Wednesday of this week was the first day of distribution for The Farm at Millers Crossing. They loaded a truck with produce for 2 CSA sites and 2 Local Produce Link sites (our farm to food pantry partners). There were literally thousands of pounds of produce in the truck...and then, the truck broke down.
Abby [the Local Produce Link coordinator] went to Long Island City so that she could be there to greet the truck for the Local Produce Link drop-off. When they got the news, they began to relay the message to the food pantries and CSAs to let them know about the delays. Three hours after getting the truck to the garage they learned that the garage didn't have the right part and couldn't fix the truck that day.
Chris Cashen, the farmer, refused to allow the broken vehicle to stop him from delivering the produce - he didn't want the food to go to waste and he didn't wanted the families who were counting on him to be disappointed. He rented a truck, they moved all the boxes, and hours later, they were back on the road to NYC.
Here's the amazing part. The pantries and their volunteer staff hung in there. They stayed open late to receive the produce, they worked late to transport the produce from one pantry to another, they made sure that none of the food would be rotten or would go to waste. These are outstanding and dedicated individuals who serve their community every week, and this past Wednesday many of them worked long past 9pm to make this program work.

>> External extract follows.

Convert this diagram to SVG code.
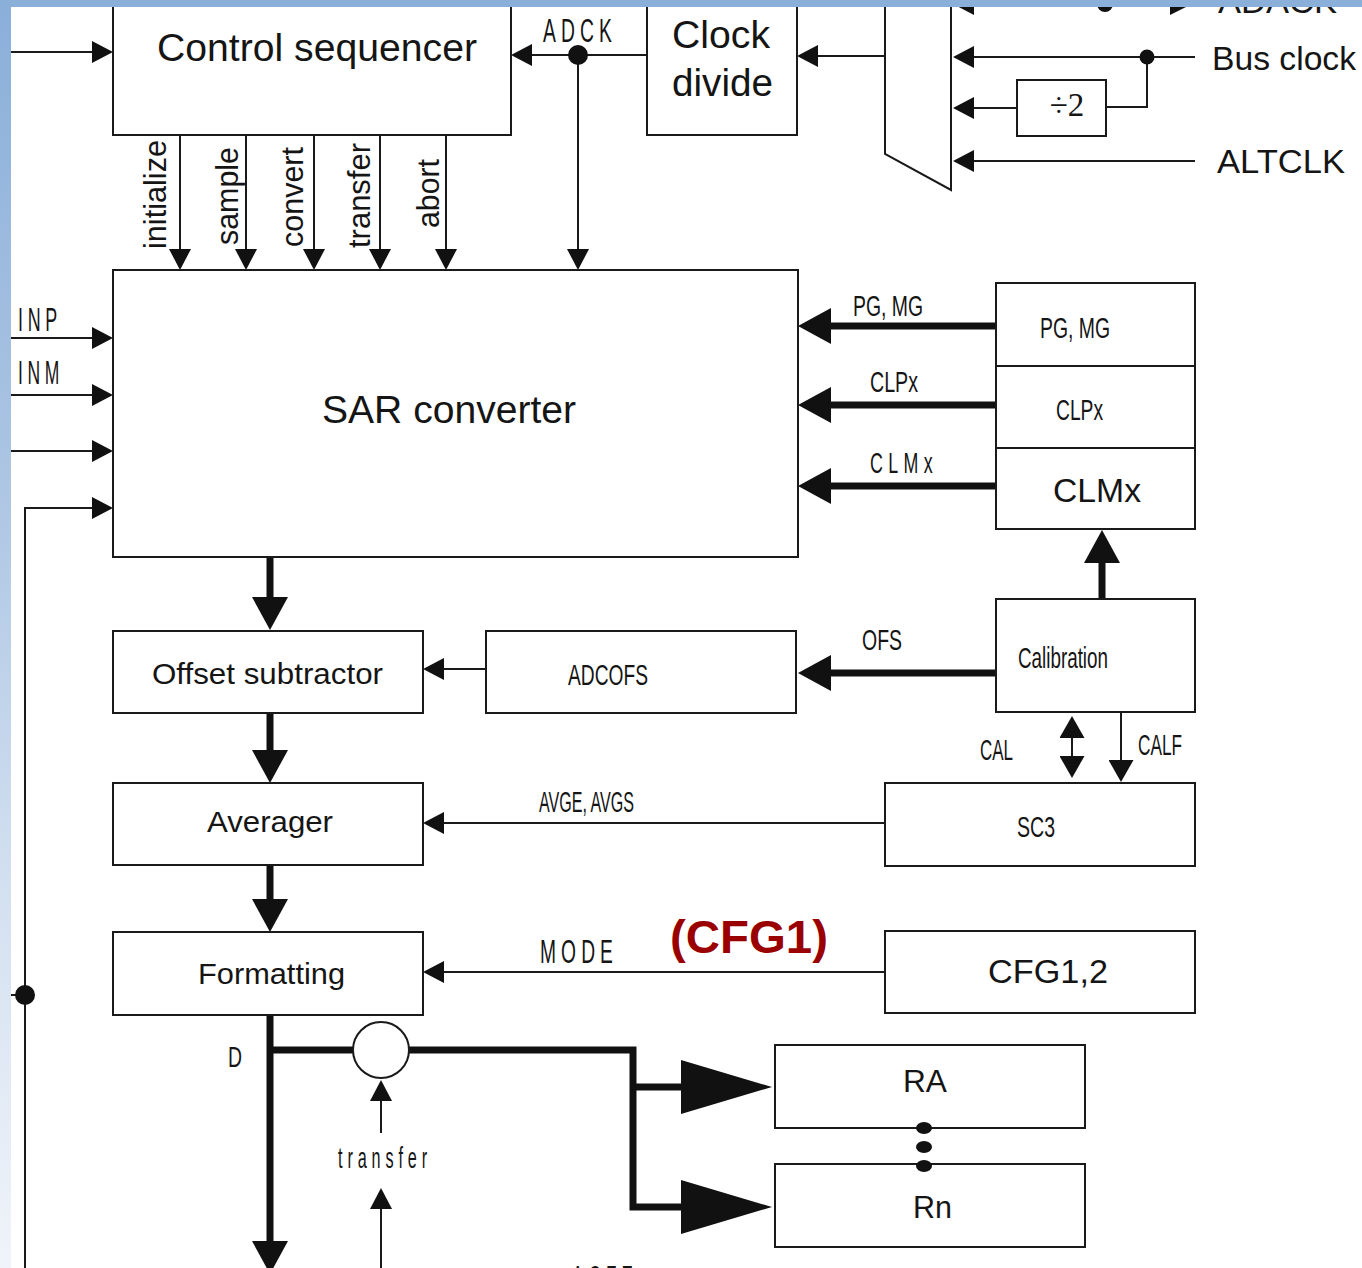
<svg xmlns="http://www.w3.org/2000/svg" width="1362" height="1268" viewBox="0 0 1362 1268">
  <defs>
    <linearGradient id="edge" x1="0" y1="0" x2="0" y2="1">
      <stop offset="0" stop-color="#8aafd9"/>
      <stop offset="0.35" stop-color="#a9c3e2"/>
      <stop offset="0.7" stop-color="#d3e0f0"/>
      <stop offset="1" stop-color="#f0f4fa"/>
    </linearGradient>
    <!-- arrowheads: base sits on the path end, tip points along the path -->
    <marker id="ah" viewBox="0 -11 21 22" refX="0" refY="0" markerWidth="21" markerHeight="22" markerUnits="userSpaceOnUse" orient="auto-start-reverse">
      <path d="M0,-11 L21,0 L0,11 Z" fill="#111"/>
    </marker>
    <marker id="ahm" viewBox="0 -12.5 22 25" refX="0" refY="0" markerWidth="22" markerHeight="25" markerUnits="userSpaceOnUse" orient="auto-start-reverse">
      <path d="M0,-12.5 L22,0 L0,12.5 Z" fill="#111"/>
    </marker>
    <marker id="aht" viewBox="0 -18 33 36" refX="0" refY="0" markerWidth="33" markerHeight="36" markerUnits="userSpaceOnUse" orient="auto">
      <path d="M0,-18 L33,0 L0,18 Z" fill="#111"/>
    </marker>
    <marker id="ahb" viewBox="0 -27 91 54" refX="0" refY="0" markerWidth="91" markerHeight="54" markerUnits="userSpaceOnUse" orient="auto">
      <path d="M0,-27 L91,0 L0,27 Z" fill="#111"/>
    </marker>
  </defs>
  <style>
    .box { fill: #fff; stroke: #1a1a1a; stroke-width: 2; }
    .w { fill: none; stroke: #1a1a1a; stroke-width: 2; }
    .wa { fill: none; stroke: #1a1a1a; stroke-width: 2; marker-end: url(#ah); }
    .wm { fill: none; stroke: #1a1a1a; stroke-width: 2; marker-end: url(#ahm); }
    .bus { fill: none; stroke: #111; stroke-width: 7; stroke-linejoin: miter; }
    .busa { fill: none; stroke: #111; stroke-width: 7; marker-end: url(#aht); }
    .busb { fill: none; stroke: #111; stroke-width: 7; stroke-linejoin: miter; marker-end: url(#ahb); }
    .dot { fill: #111; }
    text { font-family: "Liberation Sans", Arial, Helvetica, sans-serif; fill: #151515; }
    .big { font-size: 38px; }
    .mid { font-size: 33px; }
    .blk { font-size: 30px; }
    .sig { font-size: 31px; }
    .nar { font-size: 30px; }
    .sp { font-size: 30px; letter-spacing: 9px; }
    .spl { font-size: 34px; letter-spacing: 9px; }
    .serif { font-family: "Liberation Serif", "Times New Roman", serif; font-size: 33px; }
    .note { font-size: 47px; font-weight: bold; fill: #9b0000; }
  </style>

  <rect x="0" y="0" width="1362" height="1268" fill="#fff"/>

  <!-- connectors -->
  <g id="connectors">
    <!-- control sequencer inputs -->
    <path class="wa" d="M10,52 H92"/>
    <path class="wa" d="M647,55 H532"/>
    <path class="wa" d="M578,55 V249"/>
    <!-- sequencer control lines -->
    <path class="wa" d="M180,135 V249"/>
    <path class="wa" d="M246,135 V249"/>
    <path class="wa" d="M314,135 V249"/>
    <path class="wa" d="M380,135 V249"/>
    <path class="wa" d="M446,135 V249"/>
    <!-- clock mux -->
    <path class="wa" d="M885,56 H818"/>
    <path class="wa" d="M1170,4 H974"/>
    <polygon points="1170,-7 1192,4 1170,15" fill="#111"/>
    <path class="wa" d="M1195,57 H974"/>
    <path class="w" d="M1147,57 V107 H1106"/>
    <path class="wa" d="M1017,108 H974"/>
    <path class="wa" d="M1195,161 H974"/>
    <!-- analog inputs -->
    <path class="wa" d="M10,338 H92"/>
    <path class="wa" d="M10,395 H92"/>
    <path class="wa" d="M10,451 H92"/>
    <path class="wa" d="M25,1268 V508 H92"/>
    <path class="w" d="M10,995 H25"/>
    <!-- calibration registers -->
    <path class="busa" d="M996,326 H831"/>
    <path class="busa" d="M996,405 H831"/>
    <path class="busa" d="M996,486 H831"/>
    <path class="busa" d="M996,673 H831"/>
    <path class="busa" d="M1102,599 V563"/>
    <path class="wa" d="M486,669 H444"/>
    <path class="wm" d="M1072,738 V756" marker-start="url(#ahm)"/>
    <path class="wm" d="M1121,712 V760"/>
    <path class="wa" d="M885,823 H444"/>
    <path class="wa" d="M885,972 H444"/>
    <!-- data path -->
    <path class="busa" d="M270,557 V597"/>
    <path class="busa" d="M270,713 V750"/>
    <path class="busa" d="M270,865 V899"/>
    <path class="busa" d="M270,1015 V1241"/>
    <path class="bus" d="M270,1050 H353"/>
    <path class="busb" d="M409,1050 H633 V1207 H681"/>
    <path class="busb" d="M633,1087 H681"/>
    <path class="wa" d="M381,1133 V1101"/>
    <path class="wa" d="M381,1268 V1209"/>
    <!-- junction dots -->
    <circle class="dot" cx="578" cy="55" r="10"/>
    <circle class="dot" cx="1147" cy="57" r="7.5"/>
    <circle class="dot" cx="1105" cy="4" r="8"/>
    <circle class="dot" cx="25" cy="995" r="10"/>
  </g>

  <!-- signal labels -->
  <g id="labels">
    <text class="spl" x="543" y="42" textLength="74" lengthAdjust="spacingAndGlyphs">ADCK</text>
    <text class="sig" transform="translate(166,249) rotate(-90)" textLength="109" lengthAdjust="spacingAndGlyphs">initialize</text>
    <text class="sig" transform="translate(238,245) rotate(-90)" textLength="98" lengthAdjust="spacingAndGlyphs">sample</text>
    <text class="sig" transform="translate(303,247) rotate(-90)" textLength="100" lengthAdjust="spacingAndGlyphs">convert</text>
    <text class="sig" transform="translate(370,248) rotate(-90)" textLength="105" lengthAdjust="spacingAndGlyphs">transfer</text>
    <text class="sig" transform="translate(439,228) rotate(-90)" textLength="69" lengthAdjust="spacingAndGlyphs">abort</text>
    <text class="spl" x="18" y="331" textLength="44" lengthAdjust="spacingAndGlyphs">INP</text>
    <text class="spl" x="18" y="384" textLength="46" lengthAdjust="spacingAndGlyphs">INM</text>
    <text class="nar" x="853" y="316" textLength="70" lengthAdjust="spacingAndGlyphs">PG, MG</text>
    <text class="nar" x="870" y="392" textLength="48" lengthAdjust="spacingAndGlyphs">CLPx</text>
    <text class="sp" x="870" y="473" textLength="68" lengthAdjust="spacingAndGlyphs">CLMx</text>
    <text class="nar" x="862" y="650" textLength="40" lengthAdjust="spacingAndGlyphs">OFS</text>
    <text class="nar" x="980" y="760" textLength="33" lengthAdjust="spacingAndGlyphs">CAL</text>
    <text class="nar" x="1138" y="755" textLength="44" lengthAdjust="spacingAndGlyphs">CALF</text>
    <text class="nar" x="539" y="812" textLength="95" lengthAdjust="spacingAndGlyphs">AVGE, AVGS</text>
    <text class="spl" x="540" y="963" textLength="78" lengthAdjust="spacingAndGlyphs">MODE</text>
    <text class="note" x="670" y="953" textLength="158" lengthAdjust="spacingAndGlyphs">(CFG1)</text>
    <text class="nar" x="228" y="1067" textLength="14" lengthAdjust="spacingAndGlyphs">D</text>
    <text class="sp" x="338" y="1168" textLength="94" lengthAdjust="spacingAndGlyphs">transfer</text>
    <text class="sp" x="572" y="1286" textLength="66" lengthAdjust="spacingAndGlyphs">ACFE</text>
    <text class="mid" x="1212" y="70" textLength="144" lengthAdjust="spacingAndGlyphs">Bus clock</text>
    <text class="mid" x="1217" y="173" textLength="128" lengthAdjust="spacingAndGlyphs">ALTCLK</text>
    <text class="mid" x="1218" y="13" textLength="119" lengthAdjust="spacingAndGlyphs">ADACK</text>
  </g>

  <!-- blocks -->
  <g id="control-sequencer">
    <rect class="box" x="113" y="-2" width="398" height="137"/>
    <text class="big" x="157" y="61" textLength="320" lengthAdjust="spacingAndGlyphs">Control sequencer</text>
  </g>
  <g id="clock-divide">
    <rect class="box" x="647" y="-2" width="150" height="137"/>
    <text class="big" x="672" y="48" textLength="98" lengthAdjust="spacingAndGlyphs">Clock</text>
    <text class="big" x="672" y="96" textLength="101" lengthAdjust="spacingAndGlyphs">divide</text>
  </g>
  <g id="clock-mux">
    <path class="box" d="M885,-2 V154 L951,190 V-2"/>
  </g>
  <g id="div2">
    <rect class="box" x="1017" y="80" width="89" height="56"/>
    <text class="serif" x="1067" y="116" text-anchor="middle">÷2</text>
  </g>
  <g id="sar-converter">
    <rect class="box" x="113" y="270" width="685" height="287"/>
    <text class="big" x="322" y="423" textLength="254" lengthAdjust="spacingAndGlyphs">SAR converter</text>
  </g>
  <g id="gain-registers">
    <rect class="box" x="996" y="283" width="199" height="83"/>
    <text class="nar" x="1040" y="338" textLength="70" lengthAdjust="spacingAndGlyphs">PG, MG</text>
  </g>
  <g id="clp-registers">
    <rect class="box" x="996" y="366" width="199" height="82"/>
    <text class="nar" x="1056" y="420" textLength="47" lengthAdjust="spacingAndGlyphs">CLPx</text>
  </g>
  <g id="clm-registers">
    <rect class="box" x="996" y="448" width="199" height="81"/>
    <text class="mid" x="1053" y="502" textLength="88" lengthAdjust="spacingAndGlyphs">CLMx</text>
  </g>
  <g id="calibration">
    <rect class="box" x="996" y="599" width="199" height="113"/>
    <text class="nar" x="1018" y="668" textLength="90" lengthAdjust="spacingAndGlyphs">Calibration</text>
  </g>
  <g id="adcofs">
    <rect class="box" x="486" y="631" width="310" height="82"/>
    <text class="nar" x="568" y="685" textLength="80" lengthAdjust="spacingAndGlyphs">ADCOFS</text>
  </g>
  <g id="offset-subtractor">
    <rect class="box" x="113" y="631" width="310" height="82"/>
    <text class="blk" x="152" y="684" textLength="231" lengthAdjust="spacingAndGlyphs">Offset subtractor</text>
  </g>
  <g id="sc3">
    <rect class="box" x="885" y="783" width="310" height="83"/>
    <text class="nar" x="1017" y="837" textLength="38" lengthAdjust="spacingAndGlyphs">SC3</text>
  </g>
  <g id="averager">
    <rect class="box" x="113" y="783" width="310" height="82"/>
    <text class="blk" x="207" y="832" textLength="126" lengthAdjust="spacingAndGlyphs">Averager</text>
  </g>
  <g id="formatting">
    <rect class="box" x="113" y="932" width="310" height="83"/>
    <text class="blk" x="198" y="984" textLength="147" lengthAdjust="spacingAndGlyphs">Formatting</text>
  </g>
  <g id="cfg">
    <rect class="box" x="885" y="931" width="310" height="82"/>
    <text class="mid" x="988" y="983" textLength="120" lengthAdjust="spacingAndGlyphs">CFG1,2</text>
  </g>
  <g id="transfer-gate">
    <circle class="box" cx="381" cy="1050" r="28"/>
  </g>
  <g id="result-a">
    <rect class="box" x="775" y="1045" width="310" height="83"/>
    <text class="sig" x="903" y="1092" textLength="44" lengthAdjust="spacingAndGlyphs">RA</text>
  </g>
  <g id="result-n">
    <rect class="box" x="775" y="1164" width="310" height="83"/>
    <text class="sig" x="913" y="1218" textLength="39" lengthAdjust="spacingAndGlyphs">Rn</text>
  </g>
  <!-- ellipsis between result registers -->
  <g id="result-ellipsis">
    <ellipse class="dot" cx="924" cy="1128" rx="8" ry="6"/>
    <ellipse class="dot" cx="924" cy="1147" rx="8" ry="6"/>
    <ellipse class="dot" cx="924" cy="1166" rx="8" ry="6"/>
  </g>

  <!-- page edge bands -->
  <rect x="0" y="0" width="11" height="1268" fill="url(#edge)"/>
  <rect x="0" y="0" width="1362" height="7" fill="#8aafd9"/>
</svg>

Abby rode with the truck to their final drop-off: a CSA in Brooklyn. Long past the end of their official distribution time, the members had stayed anyway. They greeted the truck as they arrived. Someone shouted "form a chain" and they helped these weary folks unload their truck - down to the very last vegetable.
This is why we do what we do. Our work is not just about building a food system, it's about building a community, it's about forging relationships in which people go out of their way for each other. I hope I've told this story well enough for you to see why I'm so deeply moved by it. I feel like this is the proof that that better world we're working toward is in fact coming to life.
In the heat of the moment, we only thought about all of our hard work being lost on a broken down truck. We were struggling with managing details of the crisis and a grumpy mechanic. After reading this note from Just Food, we were completely moved by the third party observation of what ultimately happened that day, and what the folks in the city had contributed to save the day.
While we do not hope for another harrowing story like this for awhile, we are thankful for the light it shed upon all of you who help us make this system of food distribution possible.